Reporters on the Job

Rwandan Easter: Reporters, like most people, often draw broad conclusions based on their personal experiences. Correspondent Mary Wiltenburg admits that while covering the 10th anniversary of Rwandan genocide she was developing an anti-Catholic bias, until she met the Rev. Jean Bosco Gakirage. "Coming from Boston - where I'd reported on victims of Catholic clergy sex abuse - to Rwanda, where the same church played such a devastating role in the 1994 genocide, I had been starting to feel the church could do nothing right," says Mary. "My unsuccessful attempts to interview Bishop Augustine Misago, who Emmanuel Murangira claims sent him to die [this page], left me more frustrated.

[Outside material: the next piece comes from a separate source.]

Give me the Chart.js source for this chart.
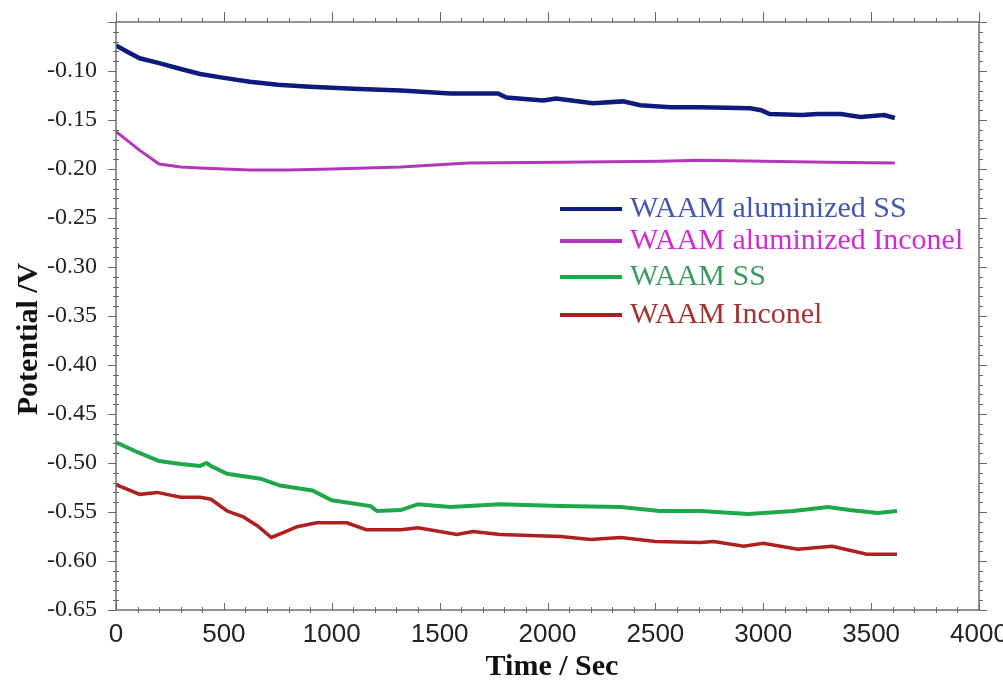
<!DOCTYPE html>
<html>
<head>
<meta charset="utf-8">
<script src="https://cdn.jsdelivr.net/npm/chart.js@4"></script>
<style>
  html, body { margin: 0; padding: 0; background: #fff; }
  #wrap { width: 1003px; height: 680px; position: relative; }
</style>
</head>
<body>
<div id="wrap"><canvas id="potChart"></canvas></div>
<script>
// --- Data ---
const seriesNames = ['WAAM aluminized SS', 'WAAM aluminized Inconel', 'WAAM SS', 'WAAM Inconel'];

const tAlSS = [0, 50, 110, 200, 300, 390, 500, 620, 750, 900, 1100, 1320, 1550, 1770, 1810, 1980, 2040, 2210, 2350, 2430, 2570, 2710, 2940, 2990, 3030, 3180, 3250, 3360, 3450, 3560, 3610];
const vAlSS = [-0.074, -0.080, -0.087, -0.092, -0.098, -0.103, -0.107, -0.111, -0.114, -0.116, -0.118, -0.120, -0.123, -0.123, -0.127, -0.130, -0.128, -0.133, -0.131, -0.135, -0.137, -0.137, -0.138, -0.140, -0.144, -0.145, -0.144, -0.144, -0.147, -0.145, -0.148];

const tAlIn = [0, 30, 110, 200, 300, 390, 500, 620, 800, 1000, 1320, 1630, 2060, 2520, 2710, 3000, 3300, 3610];
const vAlIn = [-0.162, -0.167, -0.181, -0.195, -0.198, -0.199, -0.200, -0.201, -0.201, -0.200, -0.198, -0.194, -0.193, -0.192, -0.191, -0.192, -0.193, -0.194];

const tSS = [0, 100, 200, 300, 390, 420, 440, 515, 670, 760, 910, 1000, 1180, 1210, 1320, 1400, 1550, 1780, 2060, 2340, 2520, 2710, 2930, 3140, 3300, 3400, 3530, 3620];
const vSS = [-0.479, -0.489, -0.498, -0.501, -0.503, -0.500, -0.503, -0.511, -0.516, -0.523, -0.528, -0.538, -0.544, -0.549, -0.548, -0.542, -0.545, -0.542, -0.544, -0.545, -0.549, -0.549, -0.552, -0.549, -0.545, -0.548, -0.551, -0.549];

const tIn = [0, 110, 190, 300, 390, 440, 515, 590, 655, 720, 775, 840, 930, 1070, 1160, 1320, 1400, 1580, 1655, 1780, 2060, 2200, 2340, 2500, 2710, 2770, 2910, 3000, 3160, 3320, 3480, 3620];
const vIn = [-0.522, -0.532, -0.530, -0.535, -0.535, -0.537, -0.549, -0.555, -0.564, -0.576, -0.571, -0.565, -0.561, -0.561, -0.568, -0.568, -0.566, -0.573, -0.570, -0.573, -0.575, -0.578, -0.576, -0.580, -0.581, -0.580, -0.585, -0.582, -0.588, -0.585, -0.593, -0.593];

// --- Styling ---
const lineColors = ['#101a7c', '#b436b8', '#1fa84a', '#b01e1e'];
const textColors = ['#4656b4', '#d22ad2', '#3a9a60', '#a83232'];
const lineWidths = [4.5, 3, 4, 3.5];

function toPoints(ts, vs) {
    return ts.map((t, i) => ({ x: t, y: vs[i] }));
}

const seriesData = [
    toPoints(tAlSS, vAlSS),
    toPoints(tAlIn, vAlIn),
    toPoints(tSS, vSS),
    toPoints(tIn, vIn)
];

// Frame, minor ticks, legend and y title
const decorPlugin = {
    id: 'decor',
    afterDraw(chart) {
        const ctx = chart.ctx;
        const area = chart.chartArea;
        const xs = chart.scales.x;
        const ys = chart.scales.y;
        ctx.save();

        // axis frame
        ctx.strokeStyle = '#707070';
        ctx.lineWidth = 1.5;
        ctx.strokeRect(area.left, area.top, area.right - area.left, area.bottom - area.top);

        // ticks
        ctx.strokeStyle = '#666';
        ctx.lineWidth = 1;
        ctx.beginPath();
        for (let t = 0; t <= 4000; t += 100) {
            const px = Math.round(xs.getPixelForValue(t)) + 0.5;
            const major = t % 500 === 0;
            // bottom (inward)
            ctx.moveTo(px, area.bottom);
            ctx.lineTo(px, area.bottom - (major ? 7 : 3));
            if (!major) { ctx.moveTo(px, area.bottom); ctx.lineTo(px, area.bottom + 3); }
            // top (outward)
            ctx.moveTo(px, area.top);
            ctx.lineTo(px, area.top - (major ? 10 : 4));
        }
        for (let k = 0; k <= 60; k++) {
            const v = -0.65 + k * 0.01;
            const py = Math.round(ys.getPixelForValue(v)) + 0.5;
            const major = k % 5 === 0;
            // left
            ctx.moveTo(area.left, py);
            ctx.lineTo(area.left - (major ? 8 : 3), py);
            if (!major) { ctx.moveTo(area.left, py); ctx.lineTo(area.left + 3, py); }
            // right
            ctx.moveTo(area.right, py);
            ctx.lineTo(area.right + (major ? 8 : 4), py);
        }
        ctx.stroke();

        // legend inside the plot
        const rowY = [209, 241, 277, 315];
        ctx.font = '30px "Liberation Serif", "Times New Roman", serif';
        ctx.textAlign = 'left';
        ctx.textBaseline = 'alphabetic';
        chart.data.datasets.forEach((ds, i) => {
            ctx.strokeStyle = ds.borderColor;
            ctx.lineWidth = 4;
            ctx.beginPath();
            ctx.moveTo(560, rowY[i]);
            ctx.lineTo(622, rowY[i]);
            ctx.stroke();
            ctx.fillStyle = textColors[i];
            ctx.fillText(ds.label, 630, rowY[i] + 8);
        });

        // axis titles
        ctx.fillStyle = '#111';
        ctx.font = 'bold 30px "Liberation Serif", "Times New Roman", serif';
        ctx.textAlign = 'center';
        ctx.fillText('Time / Sec', 552, 675);
        ctx.translate(37, 339);
        ctx.rotate(-Math.PI / 2);
        ctx.fillText('Potential /V', 0, 0);

        ctx.restore();
    }
};

const ctx = document.getElementById('potChart').getContext('2d');
new Chart(ctx, {
    type: 'line',
    data: {
        datasets: seriesNames.map((name, i) => ({
            label: name,
            data: seriesData[i],
            borderColor: lineColors[i],
            backgroundColor: lineColors[i],
            borderWidth: lineWidths[i],
            pointRadius: 0,
            tension: 0,
            fill: false
        }))
    },
    options: {
        responsive: true,
        maintainAspectRatio: false,
        animation: false,
        layout: { padding: { left: 0, top: 22, right: 24, bottom: 0 } },
        plugins: {
            legend: { display: false },
            tooltip: { enabled: false }
        },
        scales: {
            x: {
                type: 'linear',
                min: 0,
                max: 4000,
                grid: { display: false, drawTicks: false },
                border: { display: false },
                ticks: {
                    stepSize: 500,
                    padding: 9,
                    maxRotation: 0,
                    color: '#222',
                    font: { family: '"Liberation Sans", Arial, sans-serif', size: 26 },
                    callback: v => String(v)
                },
                afterFit(scale) {
                    scale.height = 70;
                    scale.paddingLeft = 0;
                    scale.paddingRight = 0;
                }
            },
            y: {
                type: 'linear',
                min: -0.65,
                max: -0.05,
                grid: { display: false, drawTicks: false },
                border: { display: false },
                ticks: {
                    stepSize: 0.05,
                    padding: 19,
                    color: '#222',
                    font: { family: '"Liberation Serif", "Times New Roman", serif', size: 24 },
                    callback: v => (v > -0.075 ? '' : v.toFixed(2))
                },
                afterFit(scale) {
                    scale.width = 116;
                    scale.paddingTop = 0;
                    scale.paddingBottom = 0;
                }
            }
        }
    },
    plugins: [decorPlugin]
});
</script>
</body>
</html>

"Then, I met Father Gakirage, a Rwandan missionary priest returning here for the first time since the genocide, after spending most of the past 10 years in the Amazon. His parents had been massacred in his childhood church in Rwanda. I am convinced that Father Gakirage has forgiven their killers as deeply as it is possible to forgive. Talking with him, I suddenly saw not only how the Catholic Church might have become so powerful in Rwanda before the killings, but what power for healing it might still have here."

Safe in Karbala: Staff writer Dan Murphy marched the last three miles into Karbala Saturday (page 1) in the company of tens of thousands of Iraqi pilgrims. He and an American woman got a lot of funny looks, but were well-received - until they got close to the city, when militias affiliated with Grand Ayatollah Ali al-Sistani took them into custody. Their boss said: "We're not keeping you here because we don't trust you. We're keeping you here because we've decided Karbala is too dangerous for you." Then he assigned two militiamen to shadow the pair for the day.